» What you are asked to do
Can you set down, exactly as they appear below, the lines from the opening of the material through the one bearing "nipro_ev_s = [90.7]", minus the pictures?
begin Raw data
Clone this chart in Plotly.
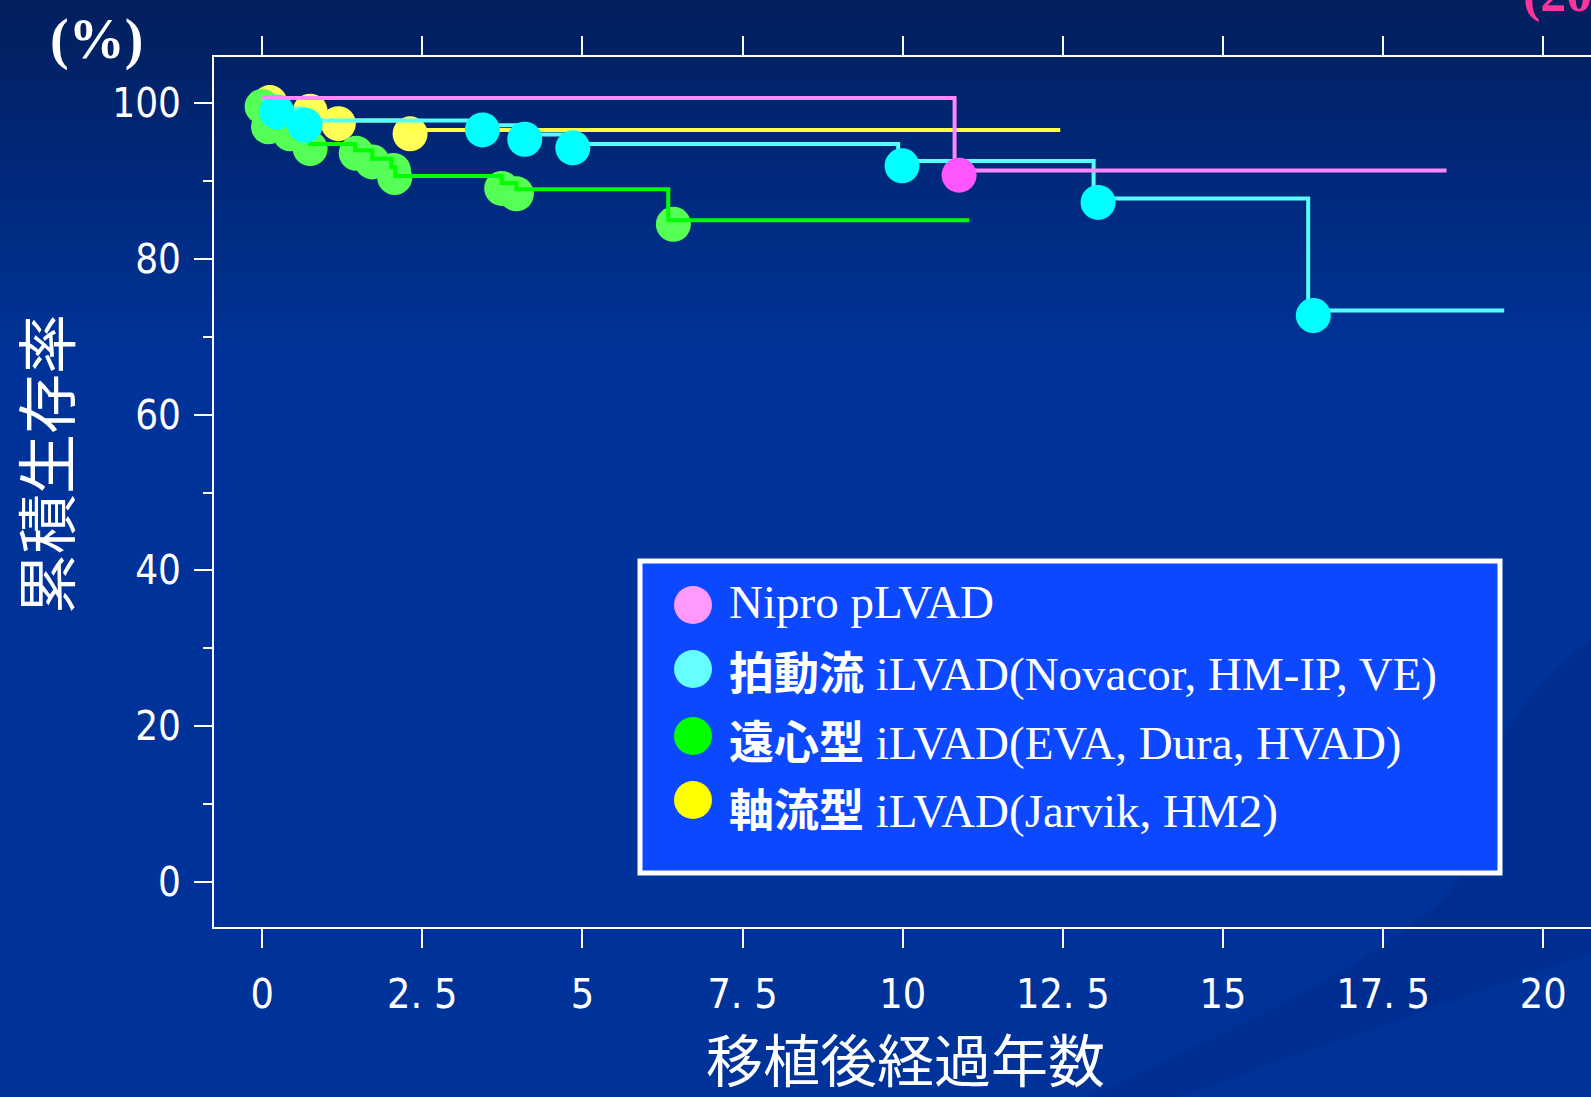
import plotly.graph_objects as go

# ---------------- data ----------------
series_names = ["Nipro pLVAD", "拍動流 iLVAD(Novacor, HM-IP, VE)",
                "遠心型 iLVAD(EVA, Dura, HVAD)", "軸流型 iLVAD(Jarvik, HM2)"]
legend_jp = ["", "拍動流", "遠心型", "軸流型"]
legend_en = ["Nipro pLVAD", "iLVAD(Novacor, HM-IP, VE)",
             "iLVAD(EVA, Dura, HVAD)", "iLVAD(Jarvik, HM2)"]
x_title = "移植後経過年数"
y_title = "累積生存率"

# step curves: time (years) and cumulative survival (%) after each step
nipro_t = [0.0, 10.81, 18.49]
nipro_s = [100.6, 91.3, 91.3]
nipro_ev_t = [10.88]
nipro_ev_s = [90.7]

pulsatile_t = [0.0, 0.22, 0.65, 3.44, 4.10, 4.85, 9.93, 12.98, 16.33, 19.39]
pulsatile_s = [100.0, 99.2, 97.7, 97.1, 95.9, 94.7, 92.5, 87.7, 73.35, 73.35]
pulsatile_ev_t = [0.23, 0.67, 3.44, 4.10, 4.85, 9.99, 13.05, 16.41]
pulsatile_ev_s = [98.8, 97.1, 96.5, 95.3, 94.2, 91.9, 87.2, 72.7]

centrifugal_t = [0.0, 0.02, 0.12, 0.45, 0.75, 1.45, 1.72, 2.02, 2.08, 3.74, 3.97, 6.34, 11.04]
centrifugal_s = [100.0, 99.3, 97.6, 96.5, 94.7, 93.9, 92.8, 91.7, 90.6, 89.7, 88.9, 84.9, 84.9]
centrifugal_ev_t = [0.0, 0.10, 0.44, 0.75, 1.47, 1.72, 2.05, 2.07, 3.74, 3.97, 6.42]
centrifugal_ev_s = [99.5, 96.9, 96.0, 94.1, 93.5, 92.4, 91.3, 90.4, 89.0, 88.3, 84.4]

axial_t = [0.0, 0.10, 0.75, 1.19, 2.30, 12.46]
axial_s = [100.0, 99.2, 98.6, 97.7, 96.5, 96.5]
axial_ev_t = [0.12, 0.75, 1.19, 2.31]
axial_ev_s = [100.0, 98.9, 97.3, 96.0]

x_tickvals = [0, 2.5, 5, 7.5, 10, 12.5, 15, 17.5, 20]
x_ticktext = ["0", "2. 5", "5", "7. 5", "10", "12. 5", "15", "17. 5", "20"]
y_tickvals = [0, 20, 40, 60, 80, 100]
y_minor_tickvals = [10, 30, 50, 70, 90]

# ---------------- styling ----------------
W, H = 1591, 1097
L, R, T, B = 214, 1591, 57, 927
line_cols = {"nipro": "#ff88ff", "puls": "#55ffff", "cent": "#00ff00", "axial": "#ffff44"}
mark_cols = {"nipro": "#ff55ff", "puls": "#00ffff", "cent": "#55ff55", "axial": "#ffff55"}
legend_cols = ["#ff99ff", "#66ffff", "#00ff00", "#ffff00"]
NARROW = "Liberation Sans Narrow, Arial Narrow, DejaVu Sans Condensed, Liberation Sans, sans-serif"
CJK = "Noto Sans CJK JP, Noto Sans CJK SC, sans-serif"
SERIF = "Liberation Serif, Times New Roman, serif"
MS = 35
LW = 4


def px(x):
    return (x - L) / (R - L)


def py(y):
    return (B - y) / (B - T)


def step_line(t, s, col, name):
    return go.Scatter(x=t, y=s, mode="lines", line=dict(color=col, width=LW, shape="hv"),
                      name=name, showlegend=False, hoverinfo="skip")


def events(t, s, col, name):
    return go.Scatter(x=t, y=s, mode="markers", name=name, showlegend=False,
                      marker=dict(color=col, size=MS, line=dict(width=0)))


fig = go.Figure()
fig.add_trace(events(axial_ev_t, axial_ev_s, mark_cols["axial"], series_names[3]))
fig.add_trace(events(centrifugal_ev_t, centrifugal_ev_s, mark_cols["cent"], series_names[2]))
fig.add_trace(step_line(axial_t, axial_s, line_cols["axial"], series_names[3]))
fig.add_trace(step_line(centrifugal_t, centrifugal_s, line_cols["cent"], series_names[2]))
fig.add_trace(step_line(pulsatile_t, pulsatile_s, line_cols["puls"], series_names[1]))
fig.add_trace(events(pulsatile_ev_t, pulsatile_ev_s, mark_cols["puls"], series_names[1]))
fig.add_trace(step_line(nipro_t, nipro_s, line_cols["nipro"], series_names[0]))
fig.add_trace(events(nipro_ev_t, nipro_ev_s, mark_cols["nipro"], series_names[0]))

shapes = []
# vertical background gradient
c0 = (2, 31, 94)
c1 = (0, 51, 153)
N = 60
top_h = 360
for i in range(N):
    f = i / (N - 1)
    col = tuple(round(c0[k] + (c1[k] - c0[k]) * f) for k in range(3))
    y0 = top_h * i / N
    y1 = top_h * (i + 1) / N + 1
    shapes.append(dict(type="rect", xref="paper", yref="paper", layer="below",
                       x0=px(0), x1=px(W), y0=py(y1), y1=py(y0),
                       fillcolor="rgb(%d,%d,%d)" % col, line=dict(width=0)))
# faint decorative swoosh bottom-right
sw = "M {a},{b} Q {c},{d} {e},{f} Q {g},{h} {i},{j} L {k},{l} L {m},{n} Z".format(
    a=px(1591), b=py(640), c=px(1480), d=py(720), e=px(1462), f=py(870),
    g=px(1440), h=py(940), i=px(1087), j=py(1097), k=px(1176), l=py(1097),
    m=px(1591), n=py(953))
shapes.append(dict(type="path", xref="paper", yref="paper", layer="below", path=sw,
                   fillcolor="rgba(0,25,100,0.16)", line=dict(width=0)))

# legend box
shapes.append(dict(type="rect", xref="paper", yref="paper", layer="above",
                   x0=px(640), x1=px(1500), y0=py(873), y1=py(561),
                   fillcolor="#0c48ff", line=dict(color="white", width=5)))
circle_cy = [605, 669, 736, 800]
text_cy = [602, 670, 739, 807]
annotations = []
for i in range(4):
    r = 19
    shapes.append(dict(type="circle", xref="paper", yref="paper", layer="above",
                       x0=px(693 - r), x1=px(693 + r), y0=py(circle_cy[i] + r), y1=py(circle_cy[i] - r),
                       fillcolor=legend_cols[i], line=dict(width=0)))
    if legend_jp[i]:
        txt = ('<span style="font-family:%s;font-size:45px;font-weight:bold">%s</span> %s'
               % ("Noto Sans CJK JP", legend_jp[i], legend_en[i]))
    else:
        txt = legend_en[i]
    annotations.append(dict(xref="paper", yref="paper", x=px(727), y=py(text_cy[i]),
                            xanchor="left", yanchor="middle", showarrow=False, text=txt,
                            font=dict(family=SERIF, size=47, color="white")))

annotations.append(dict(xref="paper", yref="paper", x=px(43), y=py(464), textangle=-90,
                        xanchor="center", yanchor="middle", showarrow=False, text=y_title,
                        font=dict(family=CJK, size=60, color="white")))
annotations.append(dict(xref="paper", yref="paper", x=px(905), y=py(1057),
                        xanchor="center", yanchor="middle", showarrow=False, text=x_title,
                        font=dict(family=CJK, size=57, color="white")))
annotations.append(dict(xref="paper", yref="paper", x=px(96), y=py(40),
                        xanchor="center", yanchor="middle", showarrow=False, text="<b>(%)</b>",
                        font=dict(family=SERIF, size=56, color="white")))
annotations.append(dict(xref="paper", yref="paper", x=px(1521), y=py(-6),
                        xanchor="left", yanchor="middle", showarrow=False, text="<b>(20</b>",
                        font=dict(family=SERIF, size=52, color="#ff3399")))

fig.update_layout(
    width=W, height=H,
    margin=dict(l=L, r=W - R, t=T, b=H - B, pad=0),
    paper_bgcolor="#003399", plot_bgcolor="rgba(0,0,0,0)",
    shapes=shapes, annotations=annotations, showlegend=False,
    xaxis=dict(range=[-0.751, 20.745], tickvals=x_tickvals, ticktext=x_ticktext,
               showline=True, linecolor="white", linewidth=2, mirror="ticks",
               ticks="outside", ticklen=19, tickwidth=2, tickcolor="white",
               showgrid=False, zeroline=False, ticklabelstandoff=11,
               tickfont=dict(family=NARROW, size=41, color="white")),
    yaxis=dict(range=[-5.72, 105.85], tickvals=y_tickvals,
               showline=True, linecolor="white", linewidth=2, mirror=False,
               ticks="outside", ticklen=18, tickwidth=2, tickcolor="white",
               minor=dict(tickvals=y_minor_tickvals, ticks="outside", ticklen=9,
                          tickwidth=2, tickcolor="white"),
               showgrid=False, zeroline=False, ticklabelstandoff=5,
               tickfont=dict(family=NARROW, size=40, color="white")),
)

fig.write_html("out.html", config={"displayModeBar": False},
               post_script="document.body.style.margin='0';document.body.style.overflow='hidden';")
end Raw data
» Solution to this problem
Clone this chart in Plotly.
import plotly.graph_objects as go

# ---------------- data ----------------
series_names = ["Nipro pLVAD", "拍動流 iLVAD(Novacor, HM-IP, VE)",
                "遠心型 iLVAD(EVA, Dura, HVAD)", "軸流型 iLVAD(Jarvik, HM2)"]
legend_jp = ["", "拍動流", "遠心型", "軸流型"]
legend_en = ["Nipro pLVAD", "iLVAD(Novacor, HM-IP, VE)",
             "iLVAD(EVA, Dura, HVAD)", "iLVAD(Jarvik, HM2)"]
x_title = "移植後経過年数"
y_title = "累積生存率"

# step curves: time (years) and cumulative survival (%) after each step
nipro_t = [0.0, 10.81, 18.49]
nipro_s = [100.6, 91.3, 91.3]
nipro_ev_t = [10.88]
nipro_ev_s = [90.7]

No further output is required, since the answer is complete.